Bates went on to study electrical engineering, and retired from the State of California in 1996 as a senior electrical engineer. After retirement, he lived in the Pacific Northwest. Bates died in Spokane, Washington in May 2023, at the age of 88.

== Filmography ==

- Tall, Dark and Handsome (1941) – Boy (uncredited)
- Blossoms in the Dust (1941) – (uncredited)
- The Mexican Spitfire's Baby (1941) – Little Boy (uncredited)
- The Vanishing Virginian (1942) – Yancey's Grandson (uncredited)
- I Married a Witch (1942) – Wooley's Son (uncredited)
- Shadow of a Doubt (1943) – Roger Newton
- The Man from Down Under (1943) – French Boy (uncredited)
- Hostages (1943) – Peter (uncredited)
- The Strange Death of Adolf Hitler (1943) – Viki Huber
- Son of Dracula (1943) – Tommy Land (uncredited)
- The North Star (1943) – Patya
- In Old Oklahoma (1943) – Little Sun (uncredited)
- The Song of Bernadette (1943) – Adolard Bouhouhorts - Age 7 (uncredited)
- The Fighting Sullivans (1944) – Rival Boy (uncredited)
- Lady in the Dark (1944) – David (uncredited)
- The Curse of the Cat People (1944) – Jack (uncredited)
- Once Upon a Time (1944) – Boy (uncredited)
- In the Meantime, Darling (1944) – Boy (uncredited)
- San Diego, I Love You (1944) – Larry McCooley
- An American Romance (1944) – Teddy Roosevelt Dangos - Age 8 (uncredited)
- And Now Tomorrow (1944) – Frightened Boy (uncredited)
- Destiny (1944) – Boy (uncredited)
- The Clock (1945) – Child (uncredited)
- Mama Loves Papa (1945) – Boy (uncredited)
- Danny Boy (1945) – Louie
- The Hoodlum Saint (1946) – Johnny Ryan's Brother (uncredited)

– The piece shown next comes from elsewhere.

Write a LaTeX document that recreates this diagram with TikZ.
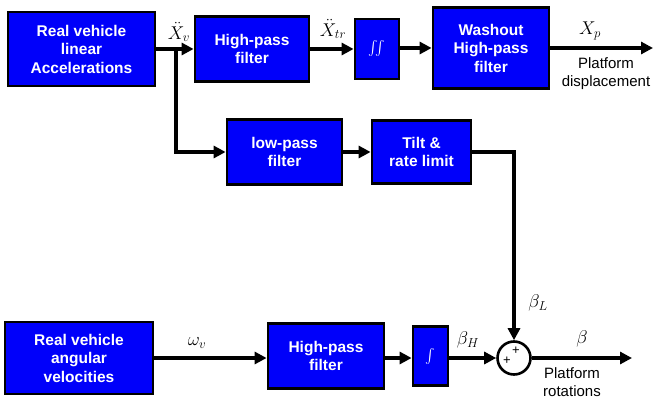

- The Green Years (1946) – Angelo Friscalli (uncredited)
- The Virginian (1946) – Boy Prisoner (uncredited)
- Night in Paradise (1946) – Boy (uncredited)
- Three Wise Fools (1946) – Eddie Oakleaf (uncredited)
- My Brother Talks to Horses (1947) – Boy at School (uncredited)
- Pursued (1947) – Adam, age 11
- Little Mister Jim (1947) – Neighbor Boy (uncredited)
- Golden Earrings (1947) – Minor Role (uncredited)
- Merton of the Movies (1947) – Boy in Theatre (uncredited)
- Her Husband's Affairs (1947) – Boy (uncredited)
- Summer Holiday (1948) – Boy (uncredited)
- The Three Musketeers (1948) – D'Artagnan's Brother (uncredited)
- Shockproof (1949) – Tommy Marat
- The Sun Comes Up (1949) – Orphan (uncredited)
- The Snows of Kilimanjaro (1952) – Harry at Seventeen (uncredited) (final film role)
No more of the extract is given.